6. What's the best way to include reaction times in my model? If you have events for which participants' response times vary widely (or even a little), your model will be improved by accounting for this variation (rather than assuming all events take identical time, as in the normal model). A common way of including reaction times is to use a parametric modulator, with the reaction time for each trial included as the parameter. In the most common way of doing this, the height of the HRF will be thus modulated by the reaction time. Grinband et al. (HBM06) showed this method actually doesn't work as well as a different kind of parametric regression - in which each event is modeled as an epoch (i.e., a boxcar) of variable duration, convolved with a standard HRF.

In other words, rather than assuming that neural events all take the same time, and the HRF they're convolved by varies in height with reaction time (not very plausible, or, it turns out, efficient), the best way is to assume the underlying neural events vary in reaction time, and convolve those boxcars (rather than "stick functions") with the same HRF.

In either case, as with most parametric modulation, the regressor including reaction time effects can be separate from the "trial regressor" that models the reaction-time-invariant effect of the trial. This corresponds to having one column in the design matrix for the condition itself (which doesn't have any reaction time effects) and a second, parametrically modulated one, which includes reaction times. If your goal is merely to get the best model possible, these don't need to be separated (only the second of the two, which includes RTs, could go in the model), but this will not allow you to separate the effect of "just being in the trial" from neural activations that vary with reaction time. To separate those effects, you need separate design matrix columns to model them. That choice depends on how interested you are in the reaction-time effect itself.

7. What kinds of user-specified regressors might I use? How do I include them?
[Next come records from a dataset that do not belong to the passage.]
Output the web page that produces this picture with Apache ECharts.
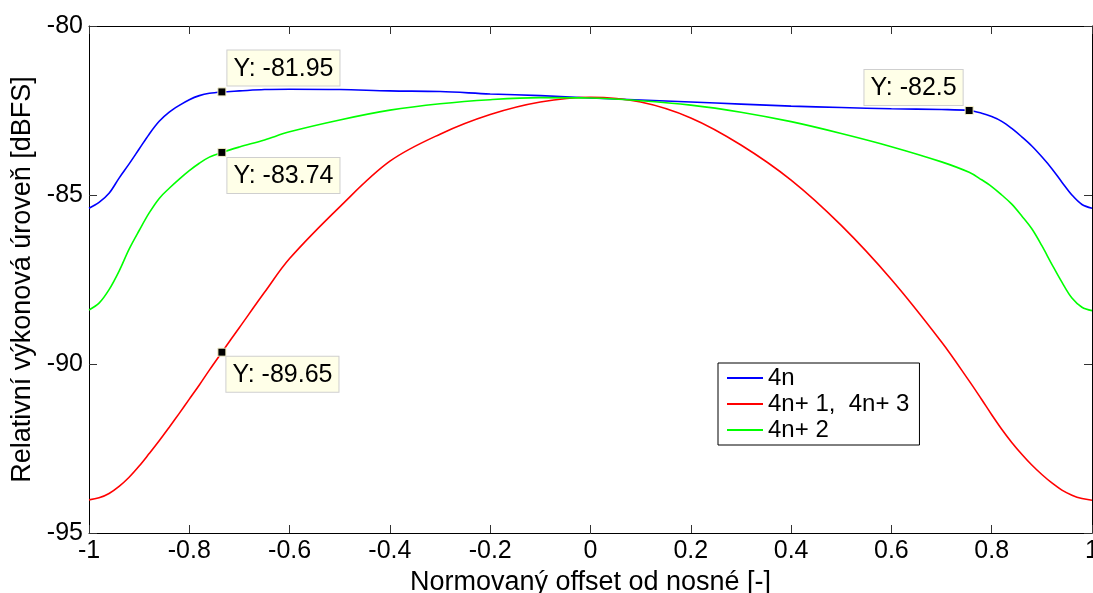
<!DOCTYPE html>
<html>
<head>
<meta charset="utf-8">
<script src="https://cdn.jsdelivr.net/npm/echarts@6/dist/echarts.min.js"></script>
<style>
  html, body {margin: 0; padding: 0; background: #fff;}
  #chart {width: 1093px; height: 593px;}
</style>
</head>
<body>
<div id="chart"></div>
<script>
/* --------------------------------------------------------
 Data
 -----------------------------------------------------------*/
var offsets = [-1, -0.98, -0.96, -0.94, -0.92, -0.9, -0.88, -0.86, -0.84, -0.82, -0.8, -0.78, -0.76, -0.735,
  -0.7, -0.65, -0.6, -0.5, -0.4, -0.3, -0.2, -0.1, 0, 0.1, 0.2, 0.3, 0.4, 0.5, 0.6, 0.7, 0.755,
  0.78, 0.8, 0.82, 0.84, 0.86, 0.88, 0.9, 0.92, 0.94, 0.96, 0.98, 1];

var level4n = [-85.39, -85.22, -84.95, -84.5, -84.08, -83.64, -83.2, -82.82, -82.55, -82.35, -82.18, -82.06, -81.99, -81.95,
  -81.92, -81.88, -81.87, -81.88, -81.92, -81.94, -82.01, -82.06, -82.13, -82.19, -82.25, -82.31, -82.37, -82.41, -82.45, -82.47, -82.5,
  -82.58, -82.68, -82.82, -83.03, -83.28, -83.55, -83.87, -84.22, -84.62, -85.0, -85.28, -85.39];

var level4n13 = [-94.02, -93.96, -93.83, -93.62, -93.35, -93.02, -92.65, -92.27, -91.87, -91.46, -91.04, -90.62, -90.18, -89.65,
  -88.92, -87.88, -86.88, -85.35, -84.0, -83.2, -82.62, -82.25, -82.11, -82.25, -82.72, -83.52, -84.56, -85.9, -87.5, -89.35, -90.5,
  -91.05, -91.5, -91.93, -92.32, -92.67, -92.99, -93.27, -93.52, -93.73, -93.88, -93.98, -94.03];

var level4n2 = [-88.4, -88.2, -87.8, -87.25, -86.6, -86.05, -85.53, -85.1, -84.8, -84.53, -84.28, -84.06, -83.88, -83.74,
  -83.58, -83.37, -83.13, -82.78, -82.49, -82.3, -82.18, -82.12, -82.13, -82.21, -82.34, -82.55, -82.83, -83.18, -83.57, -84.02, -84.33,
  -84.55, -84.75, -85.0, -85.27, -85.62, -86.0, -86.5, -87.05, -87.58, -88.05, -88.32, -88.42];

var labels = ['4n', '4n+ 1,  4n+ 3', '4n+ 2'];

// data tips: [x, y]
var tip4nLeft = [-0.735, -81.95];
var tip4nRight = [0.755, -82.5];
var tip4n2 = [-0.735, -83.74];
var tip4n13 = [-0.735, -89.65];

var font = 'Liberation Sans, Arial, Helvetica, sans-serif';

function pairs(xs, ys) {
  var out = [];
  for (var i = 0; i < xs.length; i++) {
    out.push([xs[i], ys[i]]);
  }
  return out;
}

function dataTip(point, pos, align, vAlign) {
  return {
    coord: point,
    value: point[1],
    label: {position: pos, align: align, verticalAlign: vAlign}
  };
}

function lineSeries(name, color, values, tips) {
  return {
    name: name,
    type: 'line',
    data: pairs(offsets, values),
    showSymbol: false,
    smooth: 0.35,
    animation: false,
    itemStyle: {color: color},
    lineStyle: {color: color, width: 1.6},
    markPoint: {
      symbol: 'rect',
      symbolSize: 8,
      itemStyle: {color: '#000', borderColor: '#f4f0c8', borderWidth: 1},
      label: {
        show: true,
        formatter: function (p) { return 'Y: ' + p.value; },
        fontFamily: font,
        fontSize: 25,
        color: '#000',
        backgroundColor: '#ffffe8',
        borderColor: '#cfcfcf',
        borderWidth: 1,
        padding: [6, 6, 4, 6]
      },
      data: tips
    }
  };
}

var chart = echarts.init(document.getElementById('chart'));

var tickStyle = {show: true, inside: true, length: 8, lineStyle: {color: '#333'}};
var axisLineStyle = {show: true, onZero: false, lineStyle: {color: '#000', width: 1}};

chart.setOption({
  animation: false,
  backgroundColor: '#fff',
  textStyle: {fontFamily: font},
  grid: {left: 89, top: 26, right: 1, bottom: 60, outerBoundsMode: 'none', containLabel: false},
  legend: {
    orient: 'vertical',
    left: 718,
    top: 363,
    data: labels,
    selectedMode: false,
    icon: 'rect',
    itemWidth: 36,
    itemHeight: 2,
    itemGap: 0,
    padding: [2, 10, 2, 9],
    borderColor: '#000',
    borderWidth: 1,
    backgroundColor: '#fff',
    textStyle: {fontFamily: font, fontSize: 24, color: '#000', lineHeight: 26}
  },
  xAxis: [
    {
      type: 'value', min: -1, max: 1, interval: 0.2, position: 'bottom',
      axisLine: axisLineStyle, axisTick: tickStyle, splitLine: {show: false},
      axisLabel: {
        fontFamily: font, fontSize: 25, color: '#000', margin: 6,
        formatter: function (v) { return String(Number(v.toFixed(1))); }
      },
      name: 'Normovaný offset od nosné [-]',
      nameLocation: 'middle',
      nameGap: 30,
      nameTextStyle: {fontFamily: font, fontSize: 27, color: '#000'}
    },
    {
      type: 'value', min: -1, max: 1, interval: 0.2, position: 'top',
      axisLine: axisLineStyle, axisTick: tickStyle, splitLine: {show: false},
      axisLabel: {show: false}
    }
  ],
  yAxis: [
    {
      type: 'value', min: -95, max: -80, interval: 5, position: 'left',
      axisLine: axisLineStyle, axisTick: tickStyle, splitLine: {show: false},
      axisLabel: {fontFamily: font, fontSize: 25, color: '#000', margin: 6},
      name: 'Relativní výkonová úroveň [dBFS]',
      nameLocation: 'middle',
      nameGap: 52,
      nameTextStyle: {fontFamily: font, fontSize: 27, color: '#000'}
    },
    {
      type: 'value', min: -95, max: -80, interval: 5, position: 'right',
      axisLine: axisLineStyle, axisTick: tickStyle, splitLine: {show: false},
      axisLabel: {show: false}
    }
  ],
  series: [
    lineSeries(labels[0], '#0000ff', level4n, [
      dataTip(tip4nLeft, [10, -2], 'left', 'bottom'),
      dataTip(tip4nRight, [-2, -1], 'right', 'bottom')
    ]),
    lineSeries(labels[1], '#ff0000', level4n13, [
      dataTip(tip4n13, [9, 9], 'left', 'top')
    ]),
    lineSeries(labels[2], '#00ff00', level4n2, [
      dataTip(tip4n2, [10, 10], 'left', 'top')
    ])
  ]
});
</script>
</body>
</html>
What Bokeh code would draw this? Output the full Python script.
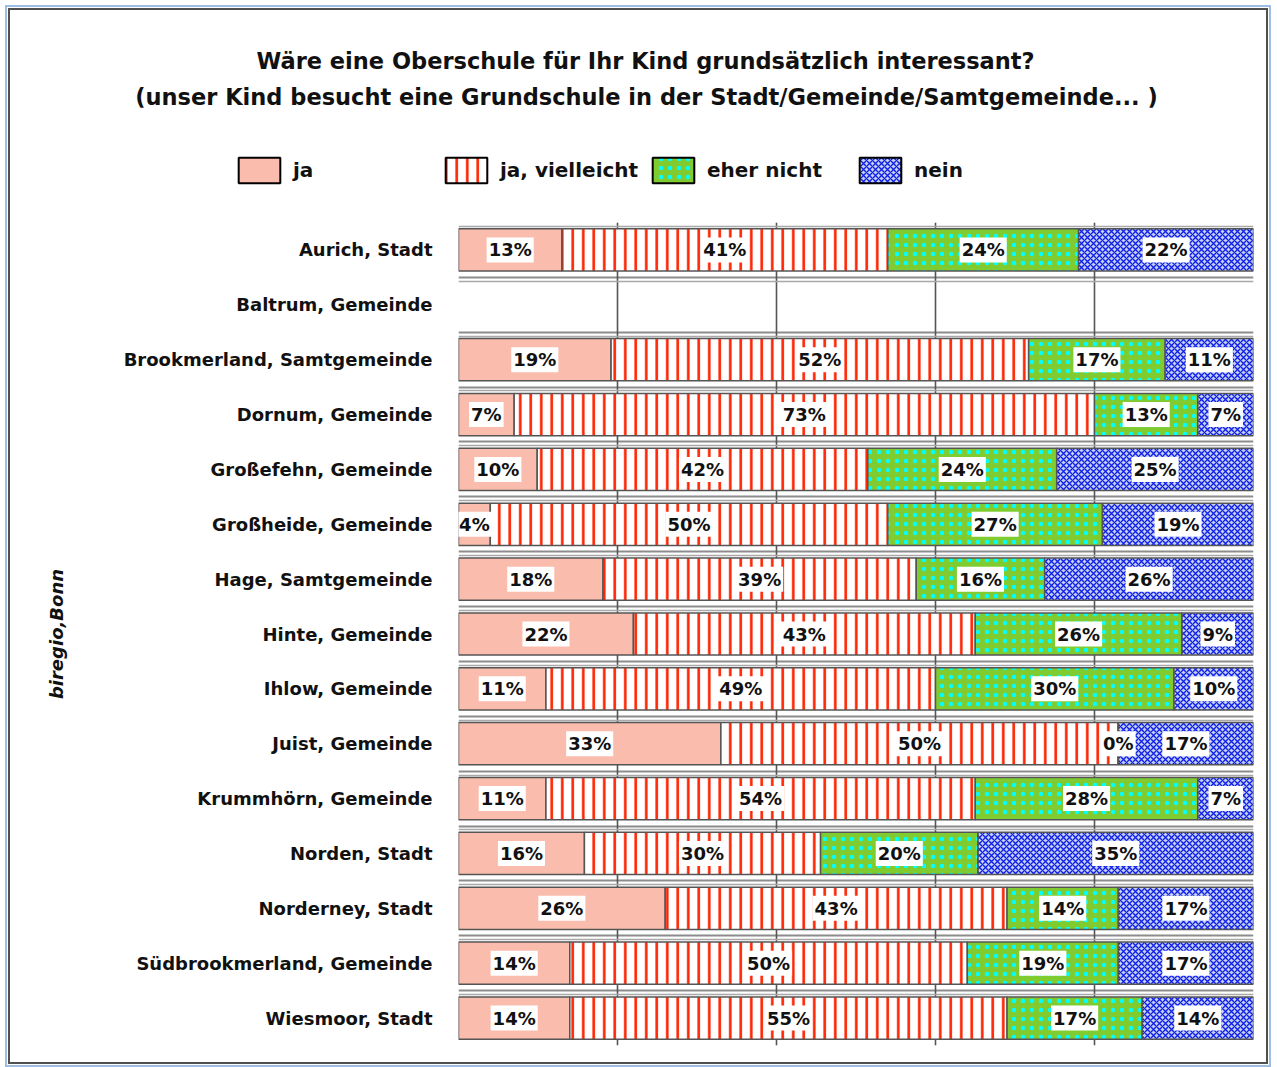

Another modification you can make to the design matrix is simply to add columns or effects that don't correspond to some condition you want convolved with an HRF. A user-specified regressor is just some vector of numbers, one for each timepoint/functional image, that you'd like to include in the model because you believe it has some effect. If you have a numerical value for each timepoint (TR/functional image) that you'd like to model, a user-specified regressor is the way to go. This contrasts with the case of having a numerical value for each trial you'd like to model, in which case you'd use a parametric modulation (see above).

An example of a user-specified regressor might be if you have continuous self-reports of positive affect from each subject, and you'd like to see where there are voxels in the brain whose activity co-varied with that affect. You could include the positive affect regressor in your model and have a beta value estimated separately for it. Depending on what your hypothesis is about that effect, you may want to lag its values to account for the hemodynamic delay.

The user-specified regressor is a powerful tool for many types of modifications to the design matrix, but note that in many obvious cases in which you might want to separate out the contribution of a given effect of no interest - things like movement parameters, physiological variation, low-frequency confounds, etc. - programs may already have ways to deal with those things built in, in a more efficient fashion. At the very least, in any case when you include a user-specified regressor than you plan to simply ignore, you should try to ensure it doesn't covary significantly with your task and hence remove task-induced signal.